For some very specialized applications this actually makes sense to do. I once worked a real-time system that used only broadcast UDP packets for all inter host communications for the sole reason that it avoided having those ARP sequences kick in and unpredictably add delay and jitter. I also once worked on a resource-limited embedded system that worked by sending UDP payloads inside IP packets directly (no IP header) because it saved all the complexity and memory needed to implement all the ARP and netmask and extra checksums stuff.
Could Ethernet have used IP addresses instead of it's own data-link-layer addresses? Certainly not, if it wanted to be agnostic about what layer-3 protocol it used.
We design networking protocols in layers so that we can mix-and-match layers.
Ethernet was originally developed by Bob Metcalfe et alia at Xerox PARC to be Network-layer agnostic, because their goal wasn't just TCP/IP access but also for Xerox's own proprietary XNS network protocol stack/suite.

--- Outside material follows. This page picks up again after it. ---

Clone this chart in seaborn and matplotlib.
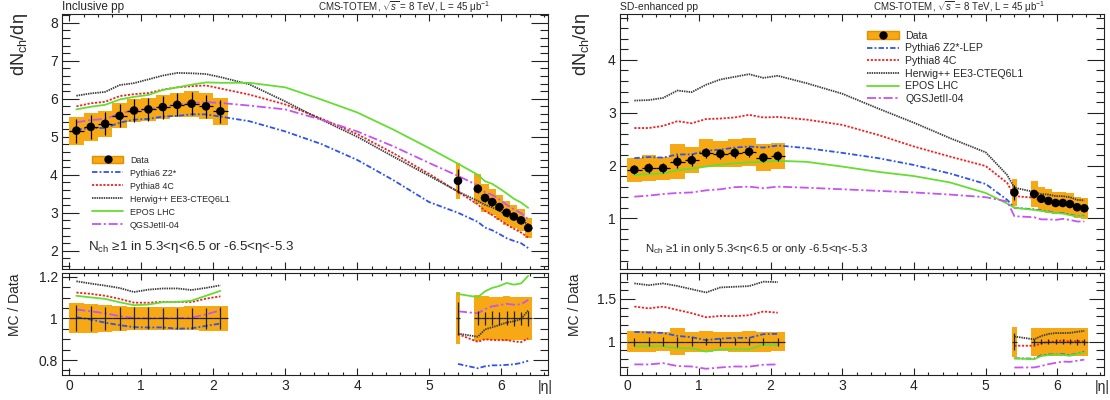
import numpy as np
import pandas as pd
import matplotlib
matplotlib.use('Agg')
import matplotlib.pyplot as plt
from matplotlib.lines import Line2D
from matplotlib.patches import Patch
from matplotlib.legend_handler import HandlerTuple
from matplotlib.ticker import MultipleLocator, FuncFormatter
import seaborn as sns

# bins
eta_c = [0.1, 0.3, 0.5, 0.7, 0.9, 1.1, 1.3, 1.5, 1.7, 1.9, 2.1]
eta_f = [5.4, 5.675, 5.775, 5.875, 5.975, 6.075, 6.175, 6.275, 6.375]
xerr_c = [0.1] * 11
xerr_f = [0.03, 0.05, 0.05, 0.05, 0.05, 0.05, 0.05, 0.05, 0.05]
eta_mid_incl = [2.5, 3.0, 3.5, 4.0, 4.5, 5.0]
eta_mid_sd = [2.5, 3.0, 3.5, 4.0, 4.5, 5.0, 5.3]

# inclusive pp data
incl_data_c = [5.16, 5.26, 5.34, 5.55, 5.69, 5.72, 5.78, 5.84, 5.87, 5.80, 5.67]
incl_stat_c = [0.32, 0.32, 0.30, 0.30, 0.30, 0.30, 0.30, 0.30, 0.30, 0.30, 0.30]
incl_sys_c = [0.37, 0.36, 0.35, 0.33, 0.31, 0.31, 0.31, 0.32, 0.34, 0.34, 0.35]
incl_data_f = [3.84, 3.63, 3.39, 3.28, 3.15, 3.00, 2.90, 2.80, 2.60]
incl_stat_f = [0.31, 0.12, 0.11, 0.11, 0.10, 0.10, 0.10, 0.09, 0.09]
incl_sys_f = [0.48, 0.40, 0.36, 0.34, 0.33, 0.32, 0.30, 0.29, 0.27]

# inclusive pp models (central, middle, forward)
incl_pythia6 = [5.19, 5.23, 5.23, 5.37, 5.45, 5.47, 5.53, 5.55, 5.59, 5.59, 5.53,
                5.41, 5.14, 4.81, 4.39, 3.86, 3.28,
                3.00, 2.76, 2.61, 2.54, 2.44, 2.33, 2.26, 2.20, 2.07]
incl_pythia8 = [5.80, 5.88, 5.92, 6.07, 6.12, 6.15, 6.24, 6.30, 6.33, 6.35, 6.27,
                6.11, 5.85, 5.48, 5.07, 4.57, 4.02,
                3.55, 3.22, 3.05, 2.94, 2.82, 2.69, 2.58, 2.48, 2.35]
incl_herwig = [6.08, 6.14, 6.18, 6.36, 6.41, 6.51, 6.61, 6.68, 6.67, 6.65, 6.57,
               6.38, 5.93, 5.45, 5.00, 4.48, 3.97,
               3.56, 3.31, 3.21, 3.14, 3.05, 2.94, 2.86, 2.79, 2.70]
incl_epos = [5.72, 5.79, 5.84, 5.98, 6.05, 6.10, 6.23, 6.30, 6.37, 6.43, 6.42,
             6.42, 6.30, 5.98, 5.64, 5.19, 4.70,
             4.29, 4.00, 3.83, 3.76, 3.64, 3.51, 3.37, 3.27, 3.13]
incl_qgsjet = [5.38, 5.44, 5.47, 5.61, 5.70, 5.72, 5.79, 5.85, 5.89, 5.91, 5.89,
               5.82, 5.72, 5.45, 5.14, 4.75, 4.31,
               3.97, 3.72, 3.54, 3.47, 3.35, 3.21, 3.09, 2.99, 2.83]

# SD-enhanced pp data
sd_data_c = [1.92, 1.95, 1.95, 2.07, 2.10, 2.24, 2.22, 2.24, 2.26, 2.15, 2.18]
sd_stat_c = [0.09, 0.10, 0.10, 0.12, 0.11, 0.10, 0.10, 0.10, 0.10, 0.09, 0.10]
sd_sys_c = [0.23, 0.24, 0.22, 0.33, 0.25, 0.27, 0.25, 0.26, 0.27, 0.25, 0.25]
sd_data_f = [1.49, 1.46, 1.37, 1.33, 1.29, 1.29, 1.27, 1.21, 1.19]
sd_stat_f = [0.15, 0.05, 0.04, 0.04, 0.04, 0.04, 0.04, 0.04, 0.04]
sd_sys_f = [0.26, 0.24, 0.225, 0.22, 0.21, 0.21, 0.21, 0.20, 0.195]

sd_pythia6 = [2.14, 2.16, 2.15, 2.21, 2.21, 2.28, 2.30, 2.34, 2.36, 2.34, 2.38,
              2.33, 2.24, 2.14, 2.01, 1.85, 1.65, 1.35,
              1.20, 1.17, 1.15, 1.13, 1.10, 1.10, 1.07, 1.04, 1.05]
sd_pythia8 = [2.71, 2.71, 2.75, 2.84, 2.80, 2.88, 2.89, 2.91, 2.96, 2.91, 2.92,
              2.87, 2.77, 2.58, 2.36, 2.17, 1.99, 1.67,
              1.42, 1.39, 1.34, 1.33, 1.29, 1.31, 1.27, 1.22, 1.19]
sd_herwig = [3.23, 3.24, 3.28, 3.42, 3.39, 3.53, 3.63, 3.68, 3.73, 3.66, 3.70,
             3.56, 3.36, 3.08, 2.81, 2.52, 2.25, 1.82,
             1.58, 1.50, 1.46, 1.45, 1.42, 1.42, 1.40, 1.35, 1.34]
sd_epos = [1.82, 1.84, 1.85, 1.91, 1.94, 1.98, 2.02, 2.04, 2.06, 2.07, 2.09,
           2.07, 1.98, 1.88, 1.80, 1.68, 1.48, 1.28,
           1.20, 1.16, 1.14, 1.12, 1.10, 1.09, 1.06, 1.04, 1.04]
sd_qgsjet = [1.41, 1.43, 1.46, 1.48, 1.49, 1.53, 1.55, 1.59, 1.60, 1.57, 1.60,
             1.58, 1.55, 1.52, 1.49, 1.45, 1.40, 1.32,
             1.04, 1.02, 0.98, 0.98, 0.97, 0.99, 0.97, 0.94, 0.94]

models = ['Pythia6', 'Pythia8', 'Herwig', 'EPOS', 'QGSJet']
incl_labels = ['Pythia6 Z2*', 'Pythia8 4C', 'Herwig++ EE3-CTEQ6L1', 'EPOS LHC', 'QGSJetII-04']
sd_labels = ['Pythia6 Z2*-LEP', 'Pythia8 4C', 'Herwig++ EE3-CTEQ6L1', 'EPOS LHC', 'QGSJetII-04']

colors = {'Pythia6': '#2f55e8', 'Pythia8': '#ee2222', 'Herwig': '#3a3a3a',
          'EPOS': '#66dd33', 'QGSJet': '#c455ee'}
dashes = {'Pythia6': (3, 1.2, 1, 1.2), 'Pythia8': (1.2, 0.9), 'Herwig': (0.8, 0.5),
          'EPOS': '', 'QGSJet': (5, 1.5, 1.2, 1.5)}
orange = '#f6a915'

sns.set_theme(style='ticks')
plt.rcParams['font.family'] = ['Liberation Sans', 'DejaVu Sans']
plt.rcParams['mathtext.fontset'] = 'custom'
plt.rcParams['mathtext.rm'] = 'Liberation Sans'
plt.rcParams['mathtext.it'] = 'Liberation Sans:italic'
plt.rcParams['axes.linewidth'] = 0.8
plt.rcParams['axes.edgecolor'] = '#222222'

W, H = 1110, 400
fig = plt.figure(figsize=(W / 100, H / 100), dpi=100)


def px_axes(x0, y0, x1, y1):
    return fig.add_axes([x0 / W, 1 - y1 / H, (x1 - x0) / W, (y1 - y0) / H])


def style_axes(ax, ymaj, ymin, ylen, show_x):
    ax.set_xlim(-0.1, 6.65)
    ax.xaxis.set_major_locator(MultipleLocator(1))
    ax.xaxis.set_minor_locator(MultipleLocator(0.2))
    ax.yaxis.set_major_locator(MultipleLocator(ymaj))
    ax.yaxis.set_minor_locator(MultipleLocator(ymin))
    ax.tick_params(which='both', direction='in', top=True, right=True,
                   colors='#222222', labelsize=10, pad=3)
    ax.tick_params(axis='x', which='major', length=5, width=0.8)
    ax.tick_params(axis='x', which='minor', length=2.5, width=0.8)
    ax.tick_params(axis='y', which='major', length=ylen, width=0.8)
    ax.tick_params(axis='y', which='minor', length=ylen / 2, width=0.8)
    ax.yaxis.set_major_formatter(FuncFormatter(lambda v, p: '%g' % round(v, 3)))
    if not show_x:
        ax.tick_params(axis='x', labelbottom=False)
    ax.set_xlabel('')
    ax.set_ylabel('')


def draw(ax, rax, eta_mid, data_c, stat_c, sys_c, data_f, stat_f, sys_f, mc, labels):
    eta_all = eta_c + eta_mid + eta_f
    n_c, n_f = len(eta_c), len(eta_f)
    rows, rrows = [], []
    for name, vals in zip(models, mc):
        for e, v in zip(eta_all, vals):
            rows.append((e, v, name))
        for e, v, d in zip(eta_c, vals[:n_c], data_c):
            rrows.append((e, v / d, name, 'c'))
        for e, v, d in zip(eta_f, vals[-n_f:], data_f):
            rrows.append((e, v / d, name, 'f'))
    df = pd.DataFrame(rows, columns=['eta', 'value', 'model'])
    rdf = pd.DataFrame(rrows, columns=['eta', 'ratio', 'model', 'seg'])

    eta = np.array(eta_c + eta_f)
    xerr = np.array(xerr_c + xerr_f)
    data = np.array(data_c + data_f)
    stat = np.array(stat_c + stat_f)
    sys_ = np.array(sys_c + sys_f)

    # top panel
    ax.bar(eta, 2 * sys_, bottom=data - sys_, width=2 * xerr, color=orange,
           edgecolor='none', zorder=1)
    sns.lineplot(data=df, x='eta', y='value', hue='model', style='model',
                 hue_order=models, style_order=models, palette=colors, dashes=dashes,
                 estimator=None, sort=False, legend=False, lw=1.3, ax=ax, zorder=2)
    ax.errorbar(eta, data, xerr=xerr, yerr=stat, fmt='none', ecolor='black',
                elinewidth=0.9, capsize=0, zorder=3)
    sns.scatterplot(x=eta, y=data, color='black', s=38, edgecolor='none', ax=ax, zorder=4)

    # ratio panel
    rax.bar(eta, 2 * sys_ / data, bottom=1 - sys_ / data, width=2 * xerr, color=orange,
            edgecolor='none', zorder=1)
    sns.lineplot(data=rdf, x='eta', y='ratio', hue='model', style='model', units='seg',
                 hue_order=models, style_order=models, palette=colors, dashes=dashes,
                 estimator=None, sort=False, legend=False, lw=1.3, ax=rax, zorder=2)
    rax.errorbar(eta, np.ones_like(eta), xerr=xerr, yerr=stat / data, fmt='none',
                 ecolor='#222222', elinewidth=0.9, capsize=0, zorder=3)

    handles = [(Patch(facecolor=orange, edgecolor='#e09000'),
                Line2D([], [], marker='o', color='black', ls='none', ms=5))]
    for name in models:
        d = dashes[name]
        ln = Line2D([], [], color=colors[name], lw=1.3)
        if d:
            ln.set_dashes(d)
        handles.append(ln)
    return handles, ['Data'] + labels


# inclusive panel
ax1 = px_axes(62, 14, 548, 269)
rax1 = px_axes(62, 273, 548, 375)
h1, l1 = draw(ax1, rax1, eta_mid_incl, incl_data_c, incl_stat_c, incl_sys_c,
              incl_data_f, incl_stat_f, incl_sys_f,
              [incl_pythia6, incl_pythia8, incl_herwig, incl_epos, incl_qgsjet], incl_labels)
ax1.set_ylim(1.52, 8.23)
rax1.set_ylim(0.728, 1.218)
style_axes(ax1, 1, 0.2, 12, False)
style_axes(rax1, 0.2, 0.05, 11, True)
ax1.legend(h1, l1, handler_map={tuple: HandlerTuple(ndivide=1, pad=0)}, loc='upper left',
           bbox_to_anchor=(0.062, 0.445), frameon=False, fontsize=6.4, handlelength=3.5,
           handletextpad=0.75, labelspacing=0.45, borderpad=0, borderaxespad=0)
ax1.text(0.054, 0.087, r'N$_{\rm ch}$ ≥1 in 5.3<η<6.5 or -6.5<η<-5.3',
         transform=ax1.transAxes, fontsize=9.6, va='center')

# SD-enhanced panel
ax2 = px_axes(620, 14, 1104, 269)
rax2 = px_axes(620, 273, 1104, 375)
h2, l2 = draw(ax2, rax2, eta_mid_sd, sd_data_c, sd_stat_c, sd_sys_c,
              sd_data_f, sd_stat_f, sd_sys_f,
              [sd_pythia6, sd_pythia8, sd_herwig, sd_epos, sd_qgsjet], sd_labels)
ax2.set_ylim(0.04, 4.87)
rax2.set_ylim(0.61, 1.804)
style_axes(ax2, 1, 0.2, 12, False)
style_axes(rax2, 0.5, 0.1, 11, True)
ax2.legend(h2, l2, handler_map={tuple: HandlerTuple(ndivide=1, pad=0)}, loc='upper left',
           bbox_to_anchor=(0.511, 0.934), frameon=False, fontsize=7.6, handlelength=3.0,
           handletextpad=0.6, labelspacing=0.25, borderpad=0, borderaxespad=0)
ax2.text(0.051, 0.08, r'N$_{\rm ch}$ ≥1 in only 5.3<η<6.5 or only -6.5<η<-5.3',
         transform=ax2.transAxes, fontsize=8.2, va='center')

# headers and axis titles
title = r'CMS-TOTEM, $\sqrt{s}$ = 8 TeV, L = 45 μb$^{-1}$'
fig.text(62 / W, 1 - 7 / H, 'Inclusive pp', fontsize=8.5, va='center', ha='left')
fig.text(490 / W, 1 - 7 / H, title, fontsize=7, va='center', ha='right')
fig.text(620 / W, 1 - 7 / H, 'SD-enhanced pp', fontsize=7.5, va='center', ha='left')
fig.text(1045 / W, 1 - 7 / H, title, fontsize=7, va='center', ha='right')

for x_lab, x_mc in [(20, 15), (581, 575)]:
    fig.text(x_lab / W, 1 - 13 / H, r'dN$_{\rm ch}$/dη', rotation=90, va='top',
             ha='center', fontsize=13)
    fig.text(x_mc / W, 1 - 273 / H, 'MC / Data', rotation=90, va='top',
             ha='center', fontsize=10)
for x_eta in [545, 1102]:
    fig.text(x_eta / W, 1 - 387 / H, '|η|', va='center', ha='center', fontsize=10)

fig.savefig('out.png', dpi=100)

DEC (Digital Equipment Corporation) became another early adopter, using it primarily for their DECnet protocol stack/suite.
In the late 80's and early 90's there were lots of competing LAN protocol suites (all completely independent of TCP/IP) running on corporate Ethernet LANs. Besides XNS and DECnet, there was Apple's AppleTalk (EtherTalk), Novell's IPX, Banyan VINES, NetBEUI, DLC/LLC, IBM SNA, OSI/ISO, and others I've forgotten.
So, Yes, you can use Ethernet without IP. Lots of corporate networks did it in the 80's and 90's.
Because Ethernet was designed to not care about what Layer-3 (Network Layer) protocol was running on it, it was relatively easy for those corporate LANs to support mixes of various vendors' equipment, and it was relatively easy for those LANs to add IPv4 support when the Internet took off in the mid to late 90's, and it has been relatively easy for us to add IPv6 support now.